• [Excerpted data]
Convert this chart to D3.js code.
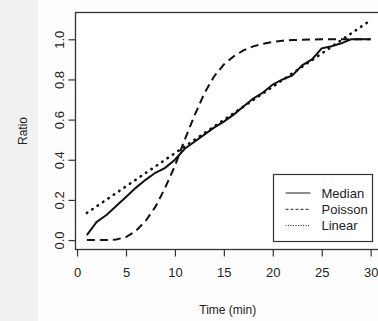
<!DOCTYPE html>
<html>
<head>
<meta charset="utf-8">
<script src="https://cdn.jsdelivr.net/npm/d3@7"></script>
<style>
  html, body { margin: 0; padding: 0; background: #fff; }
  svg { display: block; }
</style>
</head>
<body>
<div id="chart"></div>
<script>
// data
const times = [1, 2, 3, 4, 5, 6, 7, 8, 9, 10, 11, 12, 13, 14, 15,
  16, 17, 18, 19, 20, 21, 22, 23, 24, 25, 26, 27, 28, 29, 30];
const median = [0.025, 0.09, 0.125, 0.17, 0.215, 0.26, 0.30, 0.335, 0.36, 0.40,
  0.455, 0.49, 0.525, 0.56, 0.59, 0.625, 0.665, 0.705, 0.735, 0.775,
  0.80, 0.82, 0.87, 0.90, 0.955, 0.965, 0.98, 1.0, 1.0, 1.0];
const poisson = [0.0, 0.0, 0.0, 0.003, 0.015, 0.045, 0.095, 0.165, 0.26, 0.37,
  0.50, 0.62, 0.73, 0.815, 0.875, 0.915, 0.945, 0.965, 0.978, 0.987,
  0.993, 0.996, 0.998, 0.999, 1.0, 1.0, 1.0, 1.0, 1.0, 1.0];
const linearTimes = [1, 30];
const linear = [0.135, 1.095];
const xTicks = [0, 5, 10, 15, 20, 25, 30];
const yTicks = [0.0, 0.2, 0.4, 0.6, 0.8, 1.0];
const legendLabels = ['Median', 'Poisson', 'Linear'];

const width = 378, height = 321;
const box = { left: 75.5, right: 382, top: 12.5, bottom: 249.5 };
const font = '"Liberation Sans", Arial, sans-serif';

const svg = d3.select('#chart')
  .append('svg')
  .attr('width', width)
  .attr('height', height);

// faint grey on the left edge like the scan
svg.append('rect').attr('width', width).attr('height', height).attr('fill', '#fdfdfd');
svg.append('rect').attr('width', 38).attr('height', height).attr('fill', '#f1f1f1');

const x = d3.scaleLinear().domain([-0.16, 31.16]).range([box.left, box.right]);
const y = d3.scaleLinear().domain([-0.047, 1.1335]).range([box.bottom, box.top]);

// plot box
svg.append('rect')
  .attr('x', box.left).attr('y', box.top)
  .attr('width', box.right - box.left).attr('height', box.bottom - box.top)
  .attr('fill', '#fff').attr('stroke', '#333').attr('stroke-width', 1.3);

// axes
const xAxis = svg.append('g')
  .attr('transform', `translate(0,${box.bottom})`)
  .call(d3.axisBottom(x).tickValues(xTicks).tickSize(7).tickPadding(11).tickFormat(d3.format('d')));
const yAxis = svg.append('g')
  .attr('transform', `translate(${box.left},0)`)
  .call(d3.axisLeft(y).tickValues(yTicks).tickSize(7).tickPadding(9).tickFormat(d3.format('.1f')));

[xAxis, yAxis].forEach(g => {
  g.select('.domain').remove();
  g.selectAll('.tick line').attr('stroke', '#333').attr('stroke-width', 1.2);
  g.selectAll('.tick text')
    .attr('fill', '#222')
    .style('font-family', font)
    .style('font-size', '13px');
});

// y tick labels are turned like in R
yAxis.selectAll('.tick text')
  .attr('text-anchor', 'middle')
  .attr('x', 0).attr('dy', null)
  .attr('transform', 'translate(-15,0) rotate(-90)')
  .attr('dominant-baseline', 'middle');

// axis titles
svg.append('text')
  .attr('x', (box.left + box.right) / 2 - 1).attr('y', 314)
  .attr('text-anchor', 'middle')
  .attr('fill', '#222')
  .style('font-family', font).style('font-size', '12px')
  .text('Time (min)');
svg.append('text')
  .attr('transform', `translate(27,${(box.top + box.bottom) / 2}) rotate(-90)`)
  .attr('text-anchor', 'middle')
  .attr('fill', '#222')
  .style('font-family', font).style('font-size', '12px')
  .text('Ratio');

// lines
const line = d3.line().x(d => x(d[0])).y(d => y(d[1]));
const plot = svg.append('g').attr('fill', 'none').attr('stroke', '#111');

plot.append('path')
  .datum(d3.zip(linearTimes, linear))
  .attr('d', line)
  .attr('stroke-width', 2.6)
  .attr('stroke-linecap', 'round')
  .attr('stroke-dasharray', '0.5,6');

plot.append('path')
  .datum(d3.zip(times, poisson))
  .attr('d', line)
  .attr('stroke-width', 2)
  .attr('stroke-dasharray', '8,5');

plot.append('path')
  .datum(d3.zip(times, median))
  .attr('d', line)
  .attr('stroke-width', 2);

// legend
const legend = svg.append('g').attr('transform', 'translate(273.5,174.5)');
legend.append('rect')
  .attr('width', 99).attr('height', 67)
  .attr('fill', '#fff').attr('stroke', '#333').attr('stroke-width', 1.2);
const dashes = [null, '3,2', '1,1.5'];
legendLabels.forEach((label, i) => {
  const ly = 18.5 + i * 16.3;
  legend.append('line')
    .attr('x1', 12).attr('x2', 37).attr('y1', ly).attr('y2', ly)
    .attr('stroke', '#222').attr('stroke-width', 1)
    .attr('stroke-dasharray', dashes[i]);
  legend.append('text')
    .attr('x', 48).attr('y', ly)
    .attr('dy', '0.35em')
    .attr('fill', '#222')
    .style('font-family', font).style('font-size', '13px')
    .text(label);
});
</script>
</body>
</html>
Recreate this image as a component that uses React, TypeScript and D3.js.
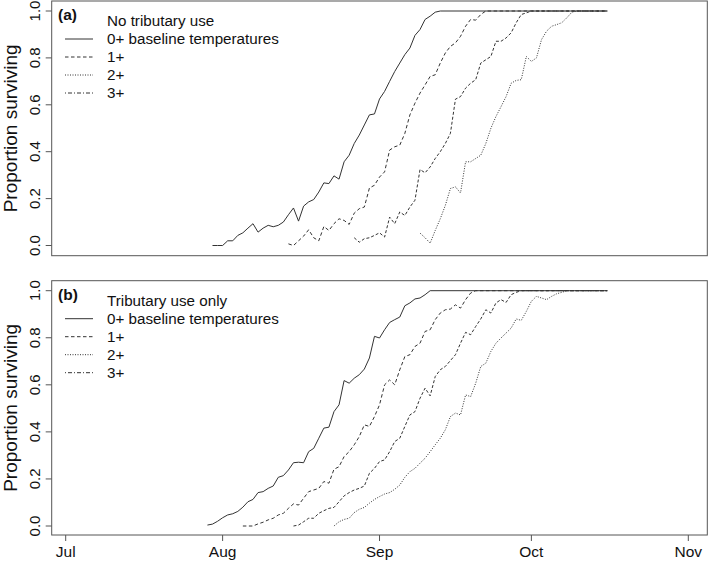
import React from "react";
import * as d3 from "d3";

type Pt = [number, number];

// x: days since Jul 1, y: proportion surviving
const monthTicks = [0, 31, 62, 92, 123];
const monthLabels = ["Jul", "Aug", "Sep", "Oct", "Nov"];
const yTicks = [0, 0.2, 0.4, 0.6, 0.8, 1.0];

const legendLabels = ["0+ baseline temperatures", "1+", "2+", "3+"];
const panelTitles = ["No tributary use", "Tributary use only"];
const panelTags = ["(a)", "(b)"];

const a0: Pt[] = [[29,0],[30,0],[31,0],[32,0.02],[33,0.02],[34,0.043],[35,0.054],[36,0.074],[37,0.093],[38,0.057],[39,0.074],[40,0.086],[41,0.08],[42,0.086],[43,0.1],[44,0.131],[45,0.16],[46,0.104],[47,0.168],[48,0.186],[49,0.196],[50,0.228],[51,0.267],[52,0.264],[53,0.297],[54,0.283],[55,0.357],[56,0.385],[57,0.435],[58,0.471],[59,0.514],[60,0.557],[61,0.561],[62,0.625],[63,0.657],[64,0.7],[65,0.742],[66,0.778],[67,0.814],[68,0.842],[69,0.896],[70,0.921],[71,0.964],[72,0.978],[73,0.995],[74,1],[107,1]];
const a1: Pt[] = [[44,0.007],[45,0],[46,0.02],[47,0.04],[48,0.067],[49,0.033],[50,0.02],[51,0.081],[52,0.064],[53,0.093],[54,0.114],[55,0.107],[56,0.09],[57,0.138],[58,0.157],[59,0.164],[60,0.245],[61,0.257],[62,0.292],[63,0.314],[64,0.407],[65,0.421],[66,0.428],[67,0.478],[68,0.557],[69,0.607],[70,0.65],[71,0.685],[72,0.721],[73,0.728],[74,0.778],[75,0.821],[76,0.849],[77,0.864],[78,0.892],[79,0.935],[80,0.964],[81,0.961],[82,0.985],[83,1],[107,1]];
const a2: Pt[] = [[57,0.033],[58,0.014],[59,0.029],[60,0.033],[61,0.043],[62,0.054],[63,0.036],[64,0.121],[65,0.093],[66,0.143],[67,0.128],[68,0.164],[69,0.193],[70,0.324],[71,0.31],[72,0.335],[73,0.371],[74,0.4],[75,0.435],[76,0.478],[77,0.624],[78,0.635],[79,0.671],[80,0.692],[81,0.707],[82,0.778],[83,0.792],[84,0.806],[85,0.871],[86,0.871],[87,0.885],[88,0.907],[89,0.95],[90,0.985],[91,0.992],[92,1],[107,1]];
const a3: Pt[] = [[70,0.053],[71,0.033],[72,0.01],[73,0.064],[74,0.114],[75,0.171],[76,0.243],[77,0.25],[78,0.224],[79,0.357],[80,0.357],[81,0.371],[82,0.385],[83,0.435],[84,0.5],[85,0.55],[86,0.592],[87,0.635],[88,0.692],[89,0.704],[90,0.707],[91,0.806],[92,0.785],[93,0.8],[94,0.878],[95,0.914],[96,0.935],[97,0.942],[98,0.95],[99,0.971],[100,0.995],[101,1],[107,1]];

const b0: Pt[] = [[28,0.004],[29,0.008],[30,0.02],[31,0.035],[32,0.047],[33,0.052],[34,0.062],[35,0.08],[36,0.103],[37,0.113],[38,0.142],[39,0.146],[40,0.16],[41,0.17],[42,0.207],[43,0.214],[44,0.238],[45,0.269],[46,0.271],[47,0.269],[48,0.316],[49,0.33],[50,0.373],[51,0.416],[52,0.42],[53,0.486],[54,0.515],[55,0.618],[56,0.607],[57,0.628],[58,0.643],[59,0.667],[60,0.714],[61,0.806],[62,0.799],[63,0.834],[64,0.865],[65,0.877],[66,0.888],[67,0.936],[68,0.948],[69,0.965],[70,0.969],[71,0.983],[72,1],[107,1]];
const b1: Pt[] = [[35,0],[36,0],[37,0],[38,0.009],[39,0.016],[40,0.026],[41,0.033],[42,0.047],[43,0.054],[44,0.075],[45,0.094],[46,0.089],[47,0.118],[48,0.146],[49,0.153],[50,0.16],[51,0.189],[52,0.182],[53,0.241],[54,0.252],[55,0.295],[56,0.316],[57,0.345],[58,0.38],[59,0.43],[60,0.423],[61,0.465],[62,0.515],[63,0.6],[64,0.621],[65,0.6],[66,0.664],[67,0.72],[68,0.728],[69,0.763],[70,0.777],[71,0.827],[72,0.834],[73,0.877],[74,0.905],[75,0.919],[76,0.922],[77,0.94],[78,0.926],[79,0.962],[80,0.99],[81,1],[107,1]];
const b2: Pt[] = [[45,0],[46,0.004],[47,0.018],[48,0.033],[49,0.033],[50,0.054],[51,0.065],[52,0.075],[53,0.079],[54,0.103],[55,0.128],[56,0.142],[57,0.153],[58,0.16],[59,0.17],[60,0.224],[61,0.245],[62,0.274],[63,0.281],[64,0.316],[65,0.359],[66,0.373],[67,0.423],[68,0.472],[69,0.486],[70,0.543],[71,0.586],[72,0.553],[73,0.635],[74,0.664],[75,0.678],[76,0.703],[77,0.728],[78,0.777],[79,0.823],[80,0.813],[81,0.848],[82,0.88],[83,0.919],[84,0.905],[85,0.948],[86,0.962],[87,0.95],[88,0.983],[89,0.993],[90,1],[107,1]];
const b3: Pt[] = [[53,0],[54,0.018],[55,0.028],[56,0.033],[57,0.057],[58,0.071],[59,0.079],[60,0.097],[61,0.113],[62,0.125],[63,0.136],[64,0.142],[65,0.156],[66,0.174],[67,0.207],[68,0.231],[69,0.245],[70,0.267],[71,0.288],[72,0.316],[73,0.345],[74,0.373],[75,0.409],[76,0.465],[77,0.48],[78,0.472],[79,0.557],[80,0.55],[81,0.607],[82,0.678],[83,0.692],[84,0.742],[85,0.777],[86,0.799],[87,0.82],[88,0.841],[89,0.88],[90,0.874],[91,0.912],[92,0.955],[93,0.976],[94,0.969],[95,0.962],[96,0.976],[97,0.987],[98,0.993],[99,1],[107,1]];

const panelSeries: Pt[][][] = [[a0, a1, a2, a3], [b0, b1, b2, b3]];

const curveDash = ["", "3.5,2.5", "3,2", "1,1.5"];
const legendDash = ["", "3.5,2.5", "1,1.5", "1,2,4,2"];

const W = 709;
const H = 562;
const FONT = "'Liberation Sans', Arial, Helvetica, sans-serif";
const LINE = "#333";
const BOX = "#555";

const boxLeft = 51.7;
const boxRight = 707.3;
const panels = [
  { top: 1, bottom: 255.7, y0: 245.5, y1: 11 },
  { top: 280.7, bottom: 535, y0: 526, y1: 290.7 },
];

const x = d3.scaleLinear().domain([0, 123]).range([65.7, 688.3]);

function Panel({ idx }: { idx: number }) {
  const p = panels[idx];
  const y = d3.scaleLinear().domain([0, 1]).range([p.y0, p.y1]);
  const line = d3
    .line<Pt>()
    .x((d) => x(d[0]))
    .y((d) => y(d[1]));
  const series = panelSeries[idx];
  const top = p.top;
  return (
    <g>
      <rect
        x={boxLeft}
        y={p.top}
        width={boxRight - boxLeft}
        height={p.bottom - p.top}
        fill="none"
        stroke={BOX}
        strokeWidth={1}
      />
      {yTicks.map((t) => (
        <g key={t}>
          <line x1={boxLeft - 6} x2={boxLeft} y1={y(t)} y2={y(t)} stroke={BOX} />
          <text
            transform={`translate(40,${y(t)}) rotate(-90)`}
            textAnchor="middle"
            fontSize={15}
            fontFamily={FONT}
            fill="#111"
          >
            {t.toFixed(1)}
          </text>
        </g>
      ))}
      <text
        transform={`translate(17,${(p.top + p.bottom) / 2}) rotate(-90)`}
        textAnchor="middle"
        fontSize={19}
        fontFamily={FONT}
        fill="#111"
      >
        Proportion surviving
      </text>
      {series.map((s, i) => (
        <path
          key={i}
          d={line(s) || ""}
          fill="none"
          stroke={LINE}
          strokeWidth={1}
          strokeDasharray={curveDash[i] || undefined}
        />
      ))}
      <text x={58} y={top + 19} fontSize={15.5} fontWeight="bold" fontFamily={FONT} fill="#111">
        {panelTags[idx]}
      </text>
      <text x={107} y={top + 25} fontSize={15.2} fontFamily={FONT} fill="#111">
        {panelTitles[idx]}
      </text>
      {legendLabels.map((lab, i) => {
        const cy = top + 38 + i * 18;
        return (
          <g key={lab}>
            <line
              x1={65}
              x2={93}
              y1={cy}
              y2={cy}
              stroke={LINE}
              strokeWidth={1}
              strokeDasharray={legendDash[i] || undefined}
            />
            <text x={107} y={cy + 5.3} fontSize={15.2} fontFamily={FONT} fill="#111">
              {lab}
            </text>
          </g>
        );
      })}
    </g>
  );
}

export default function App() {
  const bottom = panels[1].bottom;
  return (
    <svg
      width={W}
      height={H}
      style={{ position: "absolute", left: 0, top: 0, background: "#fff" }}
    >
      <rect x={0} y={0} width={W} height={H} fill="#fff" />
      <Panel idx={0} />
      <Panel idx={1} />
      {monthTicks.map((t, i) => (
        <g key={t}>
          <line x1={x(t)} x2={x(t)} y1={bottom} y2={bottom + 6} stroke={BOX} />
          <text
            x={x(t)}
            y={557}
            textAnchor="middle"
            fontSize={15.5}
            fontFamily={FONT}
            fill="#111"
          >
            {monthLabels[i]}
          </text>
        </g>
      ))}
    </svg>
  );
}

• [Given request] Start at the line that contains "Recreate this image", stop at the line that contains "type Pt = [number, number];", and reproduce each line in that stretch exactly. Pictures are excluded.

• [Solution below]
Recreate this image as a component that uses React, TypeScript and D3.js.
import React from "react";
import * as d3 from "d3";

type Pt = [number, number];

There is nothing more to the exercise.